Viene el peregrino con devoción a postrarse, a rendirse, ante la Cruz, a sentir su mirada, a abrazarse a la Luz, a encontrar su destino. Lo busca lleno de gozo a cada paso, en el sendero, en la iglesia, en su peregrinar por las ramblas, valles, montañas y calles de Dalias.
Viene a reencontrarse con la algarabía de su infancia, sus bellos recuerdos, su perdida inocencia. Reconoce la fragancia del azahar, del algodón de azúcar, de la cera derretida, de la pólvora quemada, de la tierra del huerto de Las Cuerdas.
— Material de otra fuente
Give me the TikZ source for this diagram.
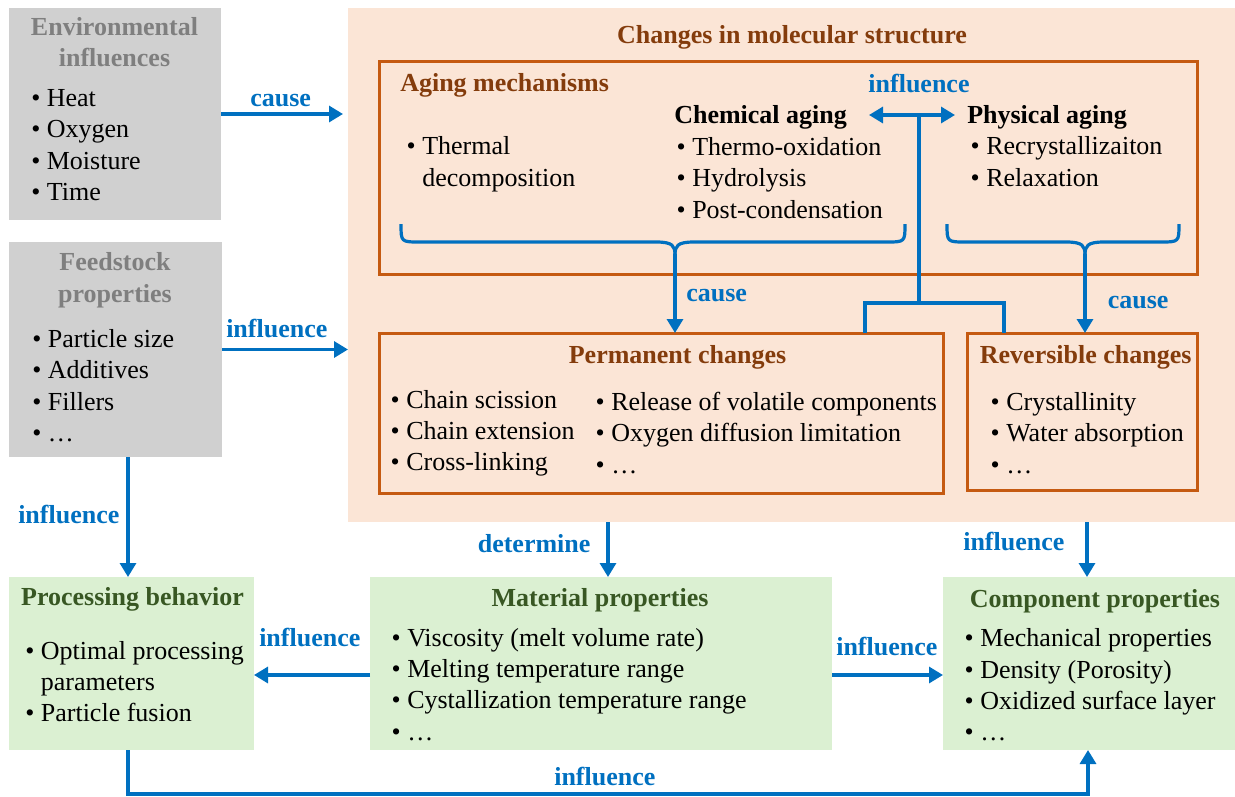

Paladea el agua fresca de la fuente, el sabor de la higuera, el merengue de los pasteles, las tortas de chicharrones, los churros de la plaza, mientras rememora el despertarse con las charangas de los gigantes y cabezudos; el deseo, la frustración y la euforia de las tracas; el deambular por los puestos callejeros; la adrenalina de las barquitas; la vergüenza de los bailes infantiles del Casino; la alegría de las terrazas de los bares; el asombro por las palmeras de colores del castillo de fuegos artificiales; el miedo de las bombas en la puerta del Tangay; la angustia del humo de los cohetes junto a la estatua del peregrino; la fantasía de hasta dónde llegarán los globos y su bandera.
Viene buscando las ilusiones de juventud; los sinsabores del hombre en el que se convirtió; las encrucijadas en las que se perdió; las certezas que aprendió a base de tropiezos; las heridas que cicatrizaron y las que sangrarán toda su vida; las puertas que se cerraron; las ventanas que se abrieron cuando más las necesitaba; las espinas que le llevaron a las bonitas flores; los sabrosos frutos que escondían desagradables gusanos; las camas calientes y los suelos fríos en las que descansó; los pozos, sombras, alacenas y mesas que disfrutó.
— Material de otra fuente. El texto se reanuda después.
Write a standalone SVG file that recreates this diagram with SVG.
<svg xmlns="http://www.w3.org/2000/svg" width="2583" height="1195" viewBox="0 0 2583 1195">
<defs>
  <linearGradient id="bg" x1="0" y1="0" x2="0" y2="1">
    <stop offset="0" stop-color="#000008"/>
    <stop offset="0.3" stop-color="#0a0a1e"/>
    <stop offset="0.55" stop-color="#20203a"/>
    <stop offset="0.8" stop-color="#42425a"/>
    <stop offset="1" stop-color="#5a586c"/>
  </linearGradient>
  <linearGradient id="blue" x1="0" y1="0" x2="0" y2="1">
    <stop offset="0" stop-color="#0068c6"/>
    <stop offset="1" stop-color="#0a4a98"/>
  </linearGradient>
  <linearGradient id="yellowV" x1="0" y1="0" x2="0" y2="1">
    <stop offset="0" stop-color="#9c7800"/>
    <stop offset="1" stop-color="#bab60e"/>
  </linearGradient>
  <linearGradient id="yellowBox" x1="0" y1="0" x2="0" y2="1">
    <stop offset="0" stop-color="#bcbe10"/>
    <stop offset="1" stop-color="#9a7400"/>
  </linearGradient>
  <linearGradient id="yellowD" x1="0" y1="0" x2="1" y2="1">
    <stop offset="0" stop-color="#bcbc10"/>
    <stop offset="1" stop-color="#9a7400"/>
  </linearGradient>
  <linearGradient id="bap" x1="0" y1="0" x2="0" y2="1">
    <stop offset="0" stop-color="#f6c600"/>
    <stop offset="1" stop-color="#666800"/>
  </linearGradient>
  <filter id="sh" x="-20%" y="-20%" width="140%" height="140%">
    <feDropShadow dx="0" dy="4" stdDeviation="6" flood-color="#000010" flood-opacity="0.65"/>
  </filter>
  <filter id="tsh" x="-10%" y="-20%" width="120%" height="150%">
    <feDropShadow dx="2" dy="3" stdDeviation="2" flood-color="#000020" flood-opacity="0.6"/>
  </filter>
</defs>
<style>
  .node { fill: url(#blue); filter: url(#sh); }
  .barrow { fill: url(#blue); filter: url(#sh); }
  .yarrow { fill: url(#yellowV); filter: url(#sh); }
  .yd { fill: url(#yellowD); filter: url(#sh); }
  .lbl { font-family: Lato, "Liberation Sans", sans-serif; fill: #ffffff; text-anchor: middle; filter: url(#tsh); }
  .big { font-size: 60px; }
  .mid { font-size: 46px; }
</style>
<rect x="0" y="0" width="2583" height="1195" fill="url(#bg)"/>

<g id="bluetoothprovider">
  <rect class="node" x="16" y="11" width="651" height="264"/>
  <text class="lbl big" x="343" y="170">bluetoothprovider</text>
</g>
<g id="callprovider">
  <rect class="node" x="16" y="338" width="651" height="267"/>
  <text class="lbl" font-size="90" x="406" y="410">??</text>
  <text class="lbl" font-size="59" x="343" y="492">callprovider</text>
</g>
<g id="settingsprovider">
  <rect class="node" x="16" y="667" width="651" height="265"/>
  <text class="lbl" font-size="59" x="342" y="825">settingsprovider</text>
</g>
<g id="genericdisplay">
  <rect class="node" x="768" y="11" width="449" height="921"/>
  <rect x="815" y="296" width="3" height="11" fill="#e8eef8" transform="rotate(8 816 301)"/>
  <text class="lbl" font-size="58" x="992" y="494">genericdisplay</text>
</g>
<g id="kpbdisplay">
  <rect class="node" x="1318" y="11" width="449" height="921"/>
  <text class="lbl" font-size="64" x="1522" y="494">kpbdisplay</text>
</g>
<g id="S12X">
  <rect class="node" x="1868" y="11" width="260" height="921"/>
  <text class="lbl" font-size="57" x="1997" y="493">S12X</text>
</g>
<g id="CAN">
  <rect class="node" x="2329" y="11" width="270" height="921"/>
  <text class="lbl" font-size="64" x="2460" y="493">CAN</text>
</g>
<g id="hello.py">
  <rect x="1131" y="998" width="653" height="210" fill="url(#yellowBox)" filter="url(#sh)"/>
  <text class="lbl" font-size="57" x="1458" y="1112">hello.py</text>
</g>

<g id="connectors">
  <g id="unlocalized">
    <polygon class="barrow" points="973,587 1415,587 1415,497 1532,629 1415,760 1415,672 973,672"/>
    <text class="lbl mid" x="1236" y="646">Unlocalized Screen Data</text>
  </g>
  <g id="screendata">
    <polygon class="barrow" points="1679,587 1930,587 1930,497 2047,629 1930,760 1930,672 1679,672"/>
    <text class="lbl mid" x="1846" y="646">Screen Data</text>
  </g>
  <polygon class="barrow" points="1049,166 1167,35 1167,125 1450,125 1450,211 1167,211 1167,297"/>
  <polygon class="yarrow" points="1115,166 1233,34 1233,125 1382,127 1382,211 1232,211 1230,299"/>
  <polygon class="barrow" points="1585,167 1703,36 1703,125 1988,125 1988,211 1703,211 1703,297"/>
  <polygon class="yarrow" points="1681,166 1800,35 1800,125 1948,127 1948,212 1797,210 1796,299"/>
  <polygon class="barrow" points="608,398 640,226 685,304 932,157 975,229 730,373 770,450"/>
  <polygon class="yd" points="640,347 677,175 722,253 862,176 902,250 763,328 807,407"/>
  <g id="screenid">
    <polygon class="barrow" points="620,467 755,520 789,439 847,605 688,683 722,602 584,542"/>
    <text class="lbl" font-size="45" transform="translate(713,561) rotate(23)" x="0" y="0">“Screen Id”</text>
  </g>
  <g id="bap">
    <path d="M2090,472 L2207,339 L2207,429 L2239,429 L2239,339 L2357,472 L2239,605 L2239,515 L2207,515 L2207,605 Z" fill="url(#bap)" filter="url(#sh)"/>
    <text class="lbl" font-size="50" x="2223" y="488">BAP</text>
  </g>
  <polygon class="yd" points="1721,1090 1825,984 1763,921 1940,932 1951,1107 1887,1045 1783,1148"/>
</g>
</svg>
Vienen a intercambiar dolor por esperanza; soledad por compañía; tinieblas por Luz; silencio por las palabras precisas; rencor por perdón; la tristeza de sus ojos por la felicidad de sus miradas; la debilidad de su cuerpo por la fuerza de la constancia; resignación por coraje; apatía por ilusión; el miedo a la derrota por la motivación de la victoria; razones por emociones; vacío por abrazos; rutina por compromiso; desamor por respeto; la distancia por una nueva oportunidad; desconfianza por amor; penas por semillas; la aridez de la monotonía por la fertilidad de las lágrimas; los diques del orgullo por la caricia del mar; lamentos por impulsos; las cadenas del tener por la libertad del ser; destrucción por regeneración; opinión por criterio; provocación por comprensión; la rigidez de la escollera por la flexibilidad de la playa; las carencias por la confianza de lo aprendido; las estrellas fugaces por el calor de un sol; el aislamiento del frondoso árbol por la magia del bosque; la prisa por la belleza; la angustia por la calma; el becerro de oro por los sueños aletargados; la inmortalidad por la plenitud; la comodidad por lo inexplorado; las heridas por experiencias; su reino por la sabiduría; el deseo por la prudencia; la mentira del rebaño por la justa verdad; el éxito por el honor; la culpa por la redención; los prejuicios por el diálogo; el halago por el consejo; la ira por la paciencia; la condescendencia por la dignidad; la vara del verdugo por sendas de virtud.
Viene el anciano peregrino a enseñarles a los niños, que no lo entienden, que disfruten del momento, porque sus risas, sus juegos, sus emociones, un día serán su refugio, su catapulta, los pilares donde se sustentará el resto de su vida. A los jóvenes, que no quieren escucharlo, les aconseja que frenen sus impulsos, que se cuiden de los errores que pueden lastrar su existencia, que aprovechen las oportunidades para el futuro que vendrá inevitablemente.
Viene a recordarme, como hizo el poeta, que no importa el destino, sino el camino. Me insiste, con voz temblorosa, que su aprendizaje es lo único que puede legarme, aunque me advierte de que no me servirá de nada. “No olvides tu destino, pero saborea el viaje, alargarlo, carga solo el equipaje que te haga sentir, y acumula recuerdos, experiencias, caricias, palabras, sabiduría, amistades, confianza, el amor incondicional, aquello que nadie te pueda robar”.
Viene el peregrino a despedirse cada año, por si es el último. Sin fuerzas para levantar las manos, para cantarle, para llevarlo sobre sus hombros, para acompañarlo por las calles oliendo a pólvora. Se sienta en el banco de la Iglesia y mira a la Cruz, al azul y sonríe. Su mirada es de esperanza, su sonrisa Gloria, de agradecimiento por haber sido su norte, su guía, el faro de la Luz que ilumina su camino. Porque tú eres el camino, no nuestro destino. ¡Viva el Cristo de la Luz!